> [Task statement]:
Copy out every line exactly, passing over the pictures.

> [Information provided]:
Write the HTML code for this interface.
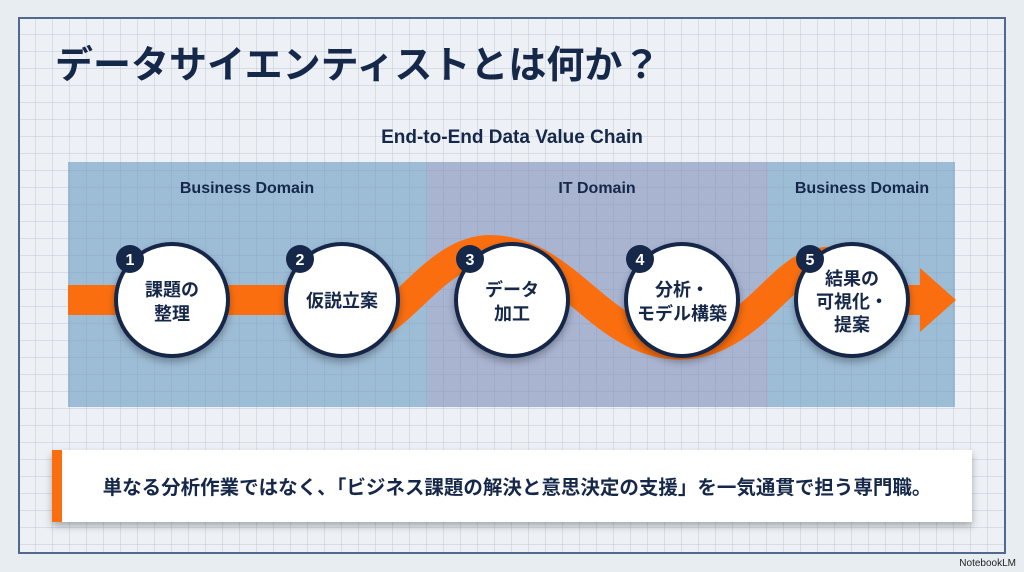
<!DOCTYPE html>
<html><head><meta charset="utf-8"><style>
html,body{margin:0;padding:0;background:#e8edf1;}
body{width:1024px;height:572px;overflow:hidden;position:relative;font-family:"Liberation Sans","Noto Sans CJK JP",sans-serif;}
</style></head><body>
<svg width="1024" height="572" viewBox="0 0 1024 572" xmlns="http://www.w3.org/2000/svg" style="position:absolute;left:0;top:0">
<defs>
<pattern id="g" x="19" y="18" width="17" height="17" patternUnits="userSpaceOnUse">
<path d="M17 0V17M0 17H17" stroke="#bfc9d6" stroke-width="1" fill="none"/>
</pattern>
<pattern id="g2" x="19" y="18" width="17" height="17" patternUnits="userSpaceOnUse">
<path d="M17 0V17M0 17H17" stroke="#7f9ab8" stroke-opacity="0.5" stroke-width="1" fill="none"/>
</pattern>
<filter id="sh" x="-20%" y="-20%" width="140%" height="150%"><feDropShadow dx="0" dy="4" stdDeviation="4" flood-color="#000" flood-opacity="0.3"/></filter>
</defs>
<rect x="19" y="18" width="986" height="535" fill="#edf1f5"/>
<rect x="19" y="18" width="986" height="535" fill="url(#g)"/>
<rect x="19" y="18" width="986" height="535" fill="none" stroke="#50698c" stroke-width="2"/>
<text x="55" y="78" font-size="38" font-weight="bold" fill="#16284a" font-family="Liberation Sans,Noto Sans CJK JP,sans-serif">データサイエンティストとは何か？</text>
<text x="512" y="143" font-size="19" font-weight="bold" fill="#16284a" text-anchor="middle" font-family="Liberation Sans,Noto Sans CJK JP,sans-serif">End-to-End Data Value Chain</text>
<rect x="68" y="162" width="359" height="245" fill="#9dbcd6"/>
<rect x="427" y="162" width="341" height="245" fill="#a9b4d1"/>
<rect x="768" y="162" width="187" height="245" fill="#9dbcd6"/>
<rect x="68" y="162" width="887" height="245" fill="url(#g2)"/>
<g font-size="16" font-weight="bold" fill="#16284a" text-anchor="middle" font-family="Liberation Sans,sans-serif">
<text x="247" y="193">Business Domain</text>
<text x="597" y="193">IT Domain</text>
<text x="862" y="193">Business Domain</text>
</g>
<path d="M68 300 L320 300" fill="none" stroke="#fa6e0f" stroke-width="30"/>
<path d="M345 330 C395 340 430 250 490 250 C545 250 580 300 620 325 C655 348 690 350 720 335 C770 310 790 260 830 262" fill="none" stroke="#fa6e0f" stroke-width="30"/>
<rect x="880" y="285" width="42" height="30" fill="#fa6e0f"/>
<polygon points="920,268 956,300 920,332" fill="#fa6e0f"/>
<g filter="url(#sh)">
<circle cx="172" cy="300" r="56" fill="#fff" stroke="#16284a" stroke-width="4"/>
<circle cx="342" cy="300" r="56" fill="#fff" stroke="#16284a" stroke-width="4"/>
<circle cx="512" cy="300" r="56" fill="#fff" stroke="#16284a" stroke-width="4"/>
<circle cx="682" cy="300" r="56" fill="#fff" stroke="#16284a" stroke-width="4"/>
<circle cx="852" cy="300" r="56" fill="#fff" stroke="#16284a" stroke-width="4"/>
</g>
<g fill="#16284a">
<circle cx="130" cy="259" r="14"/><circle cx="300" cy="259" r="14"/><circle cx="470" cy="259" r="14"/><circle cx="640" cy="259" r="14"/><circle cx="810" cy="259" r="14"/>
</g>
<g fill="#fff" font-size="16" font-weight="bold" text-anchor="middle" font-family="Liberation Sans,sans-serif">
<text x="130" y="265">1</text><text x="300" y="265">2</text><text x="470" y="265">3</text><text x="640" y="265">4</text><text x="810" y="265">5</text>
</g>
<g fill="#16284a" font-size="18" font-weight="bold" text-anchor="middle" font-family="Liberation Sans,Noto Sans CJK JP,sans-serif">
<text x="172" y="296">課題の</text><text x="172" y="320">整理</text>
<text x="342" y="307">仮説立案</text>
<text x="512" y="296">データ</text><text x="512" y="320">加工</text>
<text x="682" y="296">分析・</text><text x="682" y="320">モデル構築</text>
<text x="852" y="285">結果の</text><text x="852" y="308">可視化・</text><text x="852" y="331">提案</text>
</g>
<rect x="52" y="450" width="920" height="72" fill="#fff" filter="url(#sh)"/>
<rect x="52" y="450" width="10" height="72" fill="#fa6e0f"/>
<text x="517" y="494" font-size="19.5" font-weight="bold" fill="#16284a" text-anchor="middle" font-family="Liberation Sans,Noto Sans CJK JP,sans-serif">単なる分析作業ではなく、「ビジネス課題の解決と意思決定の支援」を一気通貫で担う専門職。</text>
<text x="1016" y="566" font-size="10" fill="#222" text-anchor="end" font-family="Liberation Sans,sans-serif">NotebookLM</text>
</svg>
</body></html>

> [The reply]:
Write the HTML code for this interface.
<!DOCTYPE html>
<html><head><meta charset="utf-8"><style>
html,body{margin:0;padding:0;background:#e8edf1;}
body{width:1024px;height:572px;overflow:hidden;position:relative;font-family:"Liberation Sans","Noto Sans CJK JP",sans-serif;}
</style></head><body>
<svg width="1024" height="572" viewBox="0 0 1024 572" xmlns="http://www.w3.org/2000/svg" style="position:absolute;left:0;top:0">
<defs>
<pattern id="g" x="19" y="18" width="17" height="17" patternUnits="userSpaceOnUse">
<path d="M17 0V17M0 17H17" stroke="#bfc9d6" stroke-width="1" fill="none"/>
</pattern>
<pattern id="g2" x="19" y="18" width="17" height="17" patternUnits="userSpaceOnUse">
<path d="M17 0V17M0 17H17" stroke="#7f9ab8" stroke-opacity="0.5" stroke-width="1" fill="none"/>
</pattern>
<filter id="sh" x="-20%" y="-20%" width="140%" height="150%"><feDropShadow dx="0" dy="4" stdDeviation="4" flood-color="#000" flood-opacity="0.3"/></filter>
</defs>
<rect x="19" y="18" width="986" height="535" fill="#edf1f5"/>
<rect x="19" y="18" width="986" height="535" fill="url(#g)"/>
<rect x="19" y="18" width="986" height="535" fill="none" stroke="#50698c" stroke-width="2"/>
<text x="55" y="78" font-size="38" font-weight="bold" fill="#16284a" font-family="Liberation Sans,Noto Sans CJK JP,sans-serif">データサイエンティストとは何か？</text>
<text x="512" y="143" font-size="19" font-weight="bold" fill="#16284a" text-anchor="middle" font-family="Liberation Sans,Noto Sans CJK JP,sans-serif">End-to-End Data Value Chain</text>
<rect x="68" y="162" width="359" height="245" fill="#9dbcd6"/>
<rect x="427" y="162" width="341" height="245" fill="#a9b4d1"/>
<rect x="768" y="162" width="187" height="245" fill="#9dbcd6"/>
<rect x="68" y="162" width="887" height="245" fill="url(#g2)"/>
<g font-size="16" font-weight="bold" fill="#16284a" text-anchor="middle" font-family="Liberation Sans,sans-serif">
<text x="247" y="193">Business Domain</text>
<text x="597" y="193">IT Domain</text>
<text x="862" y="193">Business Domain</text>
</g>
<path d="M68 300 L320 300" fill="none" stroke="#fa6e0f" stroke-width="30"/>
<path d="M345 330 C395 340 430 250 490 250 C545 250 580 300 620 325 C655 348 690 350 720 335 C770 310 790 260 830 262" fill="none" stroke="#fa6e0f" stroke-width="30"/>
<rect x="880" y="285" width="42" height="30" fill="#fa6e0f"/>
<polygon points="920,268 956,300 920,332" fill="#fa6e0f"/>
<g filter="url(#sh)">
<circle cx="172" cy="300" r="56" fill="#fff" stroke="#16284a" stroke-width="4"/>
<circle cx="342" cy="300" r="56" fill="#fff" stroke="#16284a" stroke-width="4"/>
<circle cx="512" cy="300" r="56" fill="#fff" stroke="#16284a" stroke-width="4"/>
<circle cx="682" cy="300" r="56" fill="#fff" stroke="#16284a" stroke-width="4"/>
<circle cx="852" cy="300" r="56" fill="#fff" stroke="#16284a" stroke-width="4"/>
</g>
<g fill="#16284a">
<circle cx="130" cy="259" r="14"/><circle cx="300" cy="259" r="14"/><circle cx="470" cy="259" r="14"/><circle cx="640" cy="259" r="14"/><circle cx="810" cy="259" r="14"/>
</g>
<g fill="#fff" font-size="16" font-weight="bold" text-anchor="middle" font-family="Liberation Sans,sans-serif">
<text x="130" y="265">1</text><text x="300" y="265">2</text><text x="470" y="265">3</text><text x="640" y="265">4</text><text x="810" y="265">5</text>
</g>
<g fill="#16284a" font-size="18" font-weight="bold" text-anchor="middle" font-family="Liberation Sans,Noto Sans CJK JP,sans-serif">
<text x="172" y="296">課題の</text><text x="172" y="320">整理</text>
<text x="342" y="307">仮説立案</text>
<text x="512" y="296">データ</text><text x="512" y="320">加工</text>
<text x="682" y="296">分析・</text><text x="682" y="320">モデル構築</text>
<text x="852" y="285">結果の</text><text x="852" y="308">可視化・</text><text x="852" y="331">提案</text>
</g>
<rect x="52" y="450" width="920" height="72" fill="#fff" filter="url(#sh)"/>
<rect x="52" y="450" width="10" height="72" fill="#fa6e0f"/>
<text x="517" y="494" font-size="19.5" font-weight="bold" fill="#16284a" text-anchor="middle" font-family="Liberation Sans,Noto Sans CJK JP,sans-serif">単なる分析作業ではなく、「ビジネス課題の解決と意思決定の支援」を一気通貫で担う専門職。</text>
<text x="1016" y="566" font-size="10" fill="#222" text-anchor="end" font-family="Liberation Sans,sans-serif">NotebookLM</text>
</svg>
</body></html>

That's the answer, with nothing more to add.